Мы вот так сидели на удивление долго. Через некоторое время мне понадобилось выйти, по вполне объяснимой причине. За мной попёрлось ещё какое-то количество народу. Однако, во дворе военкомата сторожевой офицер, в необычайно грубой форме попытался загнать нас обратно, на что народ ответил наглым смехом и смутными угрозами. Офицер тотчас притих и пообещал разрешить все наши проблемы. После того, как компромисс с офицером был найден (около забора), мы ещё минимум час сидели на скамейках. Я задумался о том, что же будет дальше, если уже сейчас самая обыденная вещь ухитрилась превратиться в проблему, которую надо было решать. Помнится, я о чём-то разговорился с каким-то малым, мы с ним поели, благо еды у обоих было навалом, и сидели трепались, пока общее веселье не было нарушено явившимся откуда-то полковником, отдалённо напоминавшим только что вылупившегося цыплёнка. Он бормотнул что-то истинно военное в сторону притихших нас, отпустил мимоходом колкую шуточку в адрес малого с разбитым лицом и пригласил всех, так сказать «наверх». «Наверху» я продолжал беседу с парнем, до тех пор, пока мы с ним не обнаружили, что все вокруг заполняют какие-то бланки. Мы конечно тут же получили от «уполномоченного лица» бланки, заполнив которые, становились автоматически застрахованы, от почти всего. Потом были ещё какие-то бланки, бумаги. Грозный дядька, знакомый мне ещё с мед. комиссии, всё призывал нас к тишине, мотивируя свои призывы тем, что за плохое поведение мы можем быть «отправленными не в Президентский Полк, а какой-либо другой род войск». Все затихали, с картинным ужасом на лицах, но ненадолго.

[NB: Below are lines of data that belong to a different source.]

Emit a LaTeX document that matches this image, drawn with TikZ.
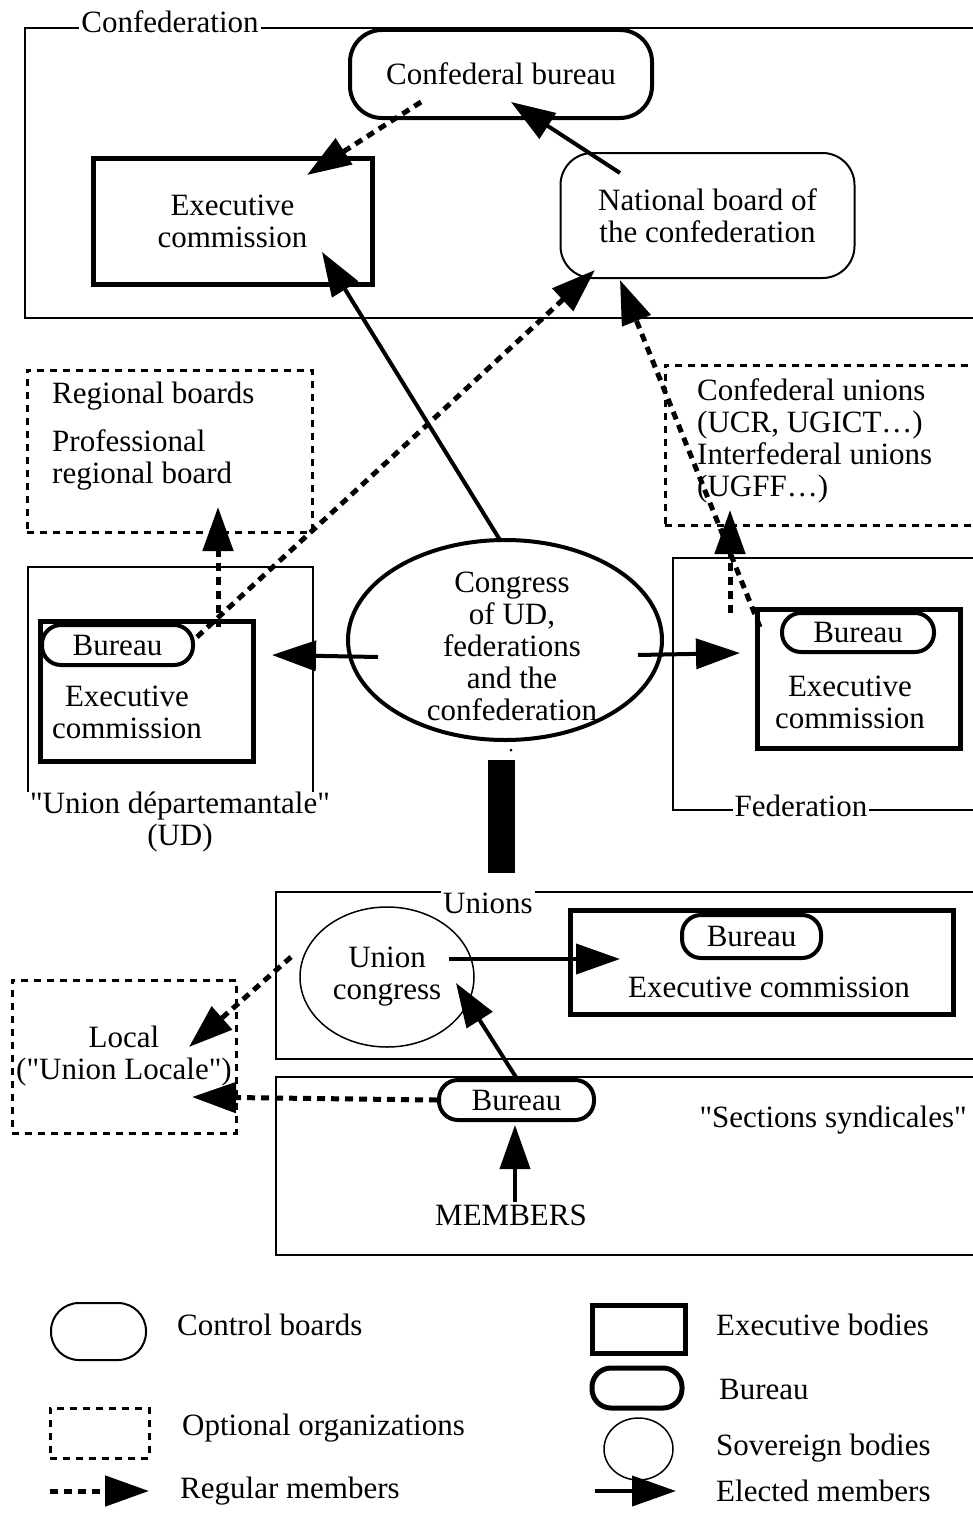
\documentclass[tikz,border=0pt]{standalone}
\usepackage{fontspec}
\setmainfont{Liberation Serif}[Ligatures=TeXOff]
\usetikzlibrary{arrows.meta,shapes.geometric,calc}

\begin{document}
\begin{tikzpicture}
  [
    x=1pt, y=-1pt,
    every node/.style={font=\fontsize{31}{32}\selectfont, inner sep=0pt},
    txt/.style={align=center},
    ltxt/.style={align=left, anchor=west},
    ctrl/.style={draw=black, line width=2pt, rounded corners=32pt},
    exe/.style={draw=black, line width=5pt},
    bur/.style={draw=black, line width=4pt, rounded corners=19pt},
    sov/.style={draw=black, ellipse, line width=1.5pt},
    opt/.style={draw=black, line width=3pt, dash pattern=on 7pt off 6pt},
    frm/.style={draw=black, line width=2.5pt},
    ttl/.style={fill=white, inner xsep=2pt, inner ysep=3pt},
    el/.style={draw=black, line width=4pt, -{Triangle[length=44pt,width=30pt]}},
    rg/.style={draw=black, line width=5pt, dash pattern=on 8pt off 6pt,
      -{Triangle[length=44pt,width=30pt]}}
  ]
  \fill [white] (0,0) rectangle (972,1520);
  \useasboundingbox (0,0) rectangle (972,1520);

  % frames
  \draw [frm] (990,28) -- (25,28) -- (25,318) -- (990,318);
  \node (tconf) at (170,22) [ttl] {Confederation};
  \draw [frm] (28,792) -- (28,567) -- (313,567) -- (313,792);
  \node (tud) at (180,822) [txt] {"Union départemantale"\\(UD)};
  \draw [frm] (990,558) -- (673,558) -- (673,810) -- (990,810);
  \node (tfed) at (801,806) [ttl] {Federation};
  \draw [frm] (990,892) -- (276,892) -- (276,1059) -- (990,1059);
  \node (tunions) at (488,903) [ttl] {Unions};
  \draw [frm] (990,1077) -- (276,1077) -- (276,1255) -- (990,1255);
  \node (tsect) at (967,1120) [anchor=east] {"Sections syndicales"};

  % confederation
  \node (cbureau) at (501,74) [ctrl, line width=4pt, minimum width=302pt, minimum height=88pt] {Confederal bureau};
  \node (cexec) at (232.5,221) [exe, minimum width=279pt, minimum height=126pt, txt] {Executive\\commission};
  \node (nboard) at (707.5,215.5) [ctrl, minimum width=294pt, minimum height=125pt, txt] {National board of\\the confederation};

  % optional organizations
  \node (regional) at (169.5,451) [opt, minimum width=285pt, minimum height=162pt] {};
  \node (regtxt) at (52,436) [ltxt] {Regional boards\\[16pt]Professional\\regional board};
  \node (cunions) at (827.5,445) [opt, minimum width=325pt, minimum height=160pt] {};
  \node (cuntxt) at (697,441) [ltxt] {Confederal unions\\(UCR, UGICT…)\\Interfederal unions\\(UGFF…)};
  \node (local) at (124,1056.5) [opt, minimum width=224pt, minimum height=153pt, txt] {Local\\("Union Locale")};

  % UD
  \node (udexec) at (147,691) [exe, minimum width=213pt, minimum height=140pt] {};
  \node (udbureau) at (117.5,645) [bur, minimum width=151pt, minimum height=40pt] {Bureau};
  \node (udtxt) at (127,712) [txt] {Executive\\commission};

  % congress
  \node (congress) at (505,640) [sov, line width=4pt, minimum width=314pt, minimum height=200pt] {};
  \node (congtxt) at (512,646) [txt] {Congress\\of UD,\\federations\\and the\\confederation};
  \node (dot) at (511,750) [circle, fill=black, minimum size=3pt] {};
  \node (bar) at (501.5,816.5) [fill=black, minimum width=27pt, minimum height=113pt] {};

  % federation
  \node (fedexec) at (858.5,678.5) [exe, minimum width=203pt, minimum height=139pt] {};
  \node (fedbureau) at (858,632.5) [bur, minimum width=152pt, minimum height=39pt] {Bureau};
  \node (fedtxt) at (850,702) [txt] {Executive\\commission};

  % unions
  \node (ucongress) at (387,977) [sov, minimum width=174pt, minimum height=140pt, txt] {Union\\congress};
  \node (uexec) at (761.5,962) [exe, minimum width=383pt, minimum height=104pt] {};
  \node (ubureau) at (751.5,936.5) [bur, minimum width=139pt, minimum height=43pt] {Bureau};
  \node (uextxt) at (769,987) {Executive commission};
  \coordinate (uleft) at (291,957);

  % sections
  \node (sbureau) at (516.5,1100) [bur, minimum width=155pt, minimum height=40pt] {Bureau};
  \node (members) at (511,1215) {MEMBERS};

  % links
  \draw [rg] ($(cbureau)+(-80,28)$) -- ($(cexec)+(74.5,-46)$);
  \draw [el] ($(nboard)+(-87.5,-42.5)$) -- ($(cbureau)+(10,28)$);
  \draw [el] ($(congress)+(-5,-100)$) -- ($(cexec)+(89.5,31)$);
  \draw [rg] ($(udbureau)+(79.5,-8)$) -- ($(nboard)+(-112.5,54.5)$);
  \draw [rg] ($(fedbureau)+(-98,-5.5)$) -- ($(nboard)+(-87.5,64.5)$);
  \draw [rg] ($(fedbureau)+(-128,-19.5)$) -- ($(cunions)+(-97.5,65)$);
  \draw [rg] ($(udbureau)+(100.5,-18)$) -- ($(regional)+(48.5,56)$);
  \draw [el] ($(congress)+(-127,17)$) -- ($(udexec)+(125,-36)$);
  \draw [el] ($(congress)+(133,15)$) -- ($(fedexec)+(-118.5,-25.5)$);
  \draw [el] ($(ucongress)+(62,-18)$) -- ($(uexec)+(-141.5,-3)$);
  \draw [el] (sbureau.north) -- ($(ucongress)+(69,6)$);
  \draw [el] ($(members)+(4,-13)$) -- ($(sbureau)+(-1.5,25)$);
  \draw [rg] (sbureau.west) -- ($(local)+(68,40.5)$);
  \draw [rg] (uleft) -- ($(local)+(65,-9.5)$);

  % legend
  \node (lctrl) at (98.5,1331.5) [ctrl, minimum width=95pt, minimum height=57pt, rounded corners=28pt] {};
  \node (lctrltxt) at (177,1325) [ltxt] {Control boards};
  \node (lopt) at (99.5,1433) [opt, minimum width=99pt, minimum height=50pt] {};
  \node (lopttxt) at (182,1428) [ltxt] {Optional organizations};
  \coordinate (lrga) at (50,1491);
  \coordinate (lrgb) at (149,1491);
  \draw [rg] (lrga) -- (lrgb);
  \node (lrgtxt) at (180,1491) [ltxt] {Regular members};
  \node (lexe) at (638.5,1329) [exe, minimum width=93pt, minimum height=48pt] {};
  \node (lexetxt) at (716,1325) [ltxt] {Executive bodies};
  \node (lbur) at (637,1388) [bur, line width=5pt, minimum width=90pt, minimum height=40pt] {};
  \node (lburtxt) at (719,1389) [ltxt] {Bureau};
  \node (lsov) at (638.5,1449) [sov, minimum width=69pt, minimum height=62pt] {};
  \node (lsovtxt) at (716,1448) [ltxt] {Sovereign bodies};
  \coordinate (lela) at (595,1491);
  \coordinate (lelb) at (676,1491);
  \draw [el] (lela) -- (lelb);
  \node (leltxt) at (716,1491) [ltxt] {Elected members};
\end{tikzpicture}
\end{document}
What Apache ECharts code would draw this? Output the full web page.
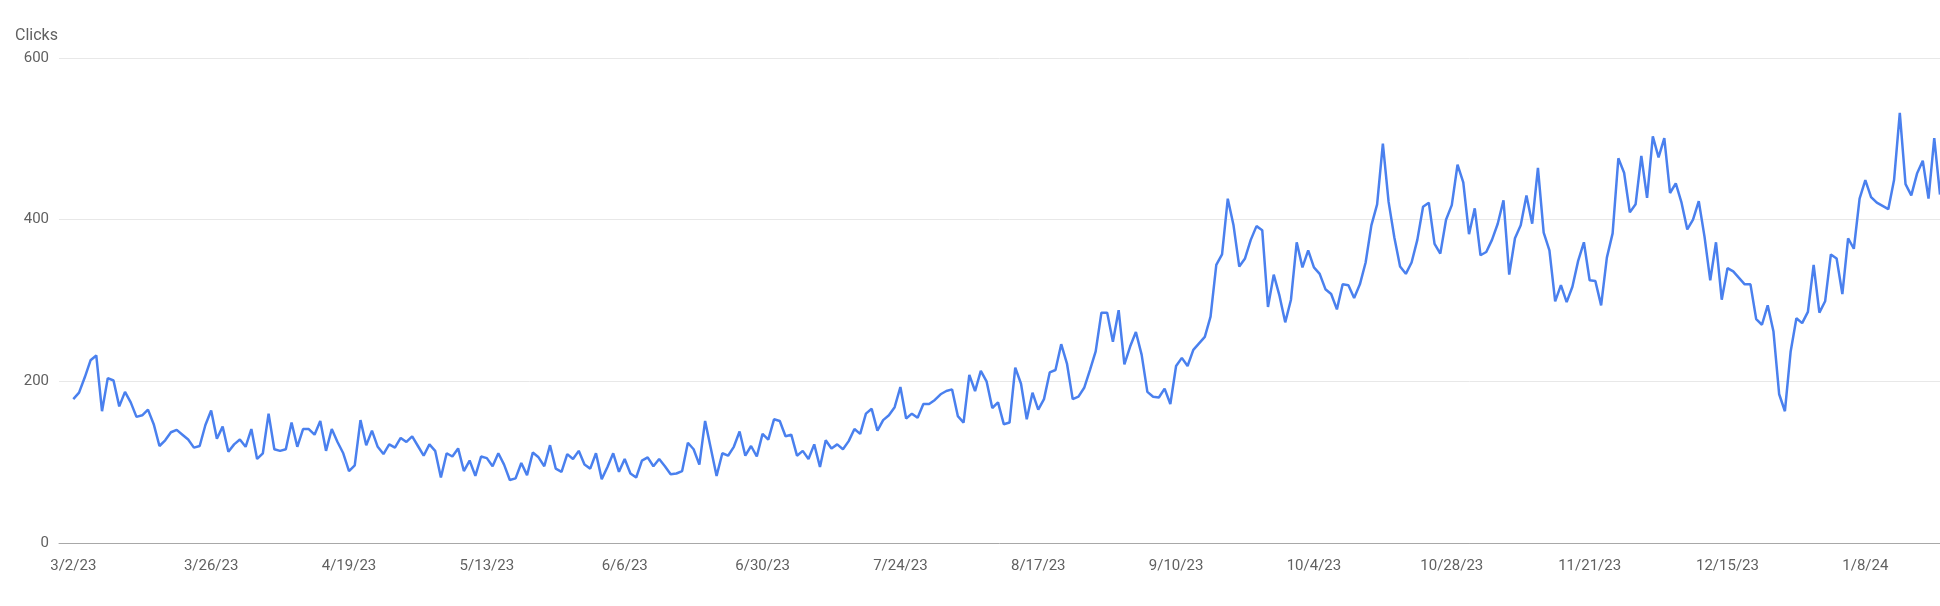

Кажется, припёрлось даже телевидение, от которого я пытался спрятаться, но, как узнал потом, тщетно.
И вот, когда было уничтожено достаточно бумаги, выслушано множество странных угроз строгого дядьки, нас погнали на улицу. Почему-то в этот момент мою голову посетили, даже не мысли, а тени тревожных мыслей, подобные наверно тем, что бывали у заключенных концлагерей, стоящих в очереди у дверей крематория. С той лишь разницей, что последних ждала дубинка, металлические крючья и топка, а меня – всего лишь два года армии.
На улице Б. стояли в ожидании два троллейбуса, специально выделенные для отправки нас на Московский вокзал. Помнится, троллейбусы обступила толпа заплаканных родственников и близких, но моих там не было: я предусмотрительно строго-настрого запретил им провожать меня и портить лишними слезами нервы себе и мне.
До вокзала ехали без остановок. Смешно было глядеть на возмущённых людей, стоящих на остановках, когда они с гневом махали руками нам вслед. «Куда вы проситесь, дурачьё!»,- втихаря посмеиваясь, думал я.
Пока мы ехали, сперва кое-кто, а потом почти все, приставали между делом к тому самому «грозному дядьке» и «уполномоченному лицу», про которых выяснилось, что они всего-навсего офицер ПП и его солдат-помощник в нелёгком деле снабжения нас бумажками и бланками. Мне было неинтересно, я вопросов не задавал.
Но вот мы прибыли на московский вокзал, сели в первый вагон электрички и покатили. Именно с тех пор я недолюбливаю поездки в Москву на электричке. Надо сказать, в тот раз я, впервые более чем за десять лет ехал в Москву. Сперва я с волнением провожал взглядом немногочисленные знакомые станции, а затем просто скучал всю дорогу, пытался есть колбасу и говорить с сидевшим напротив меня парнем, удивительно похожим на В. Бутусова. Малый был очень улыбчивый, благожелательный, с мечтательным взглядом. Но, на мой взгляд, мечтать было не о чем, поэтому разговора не вышло.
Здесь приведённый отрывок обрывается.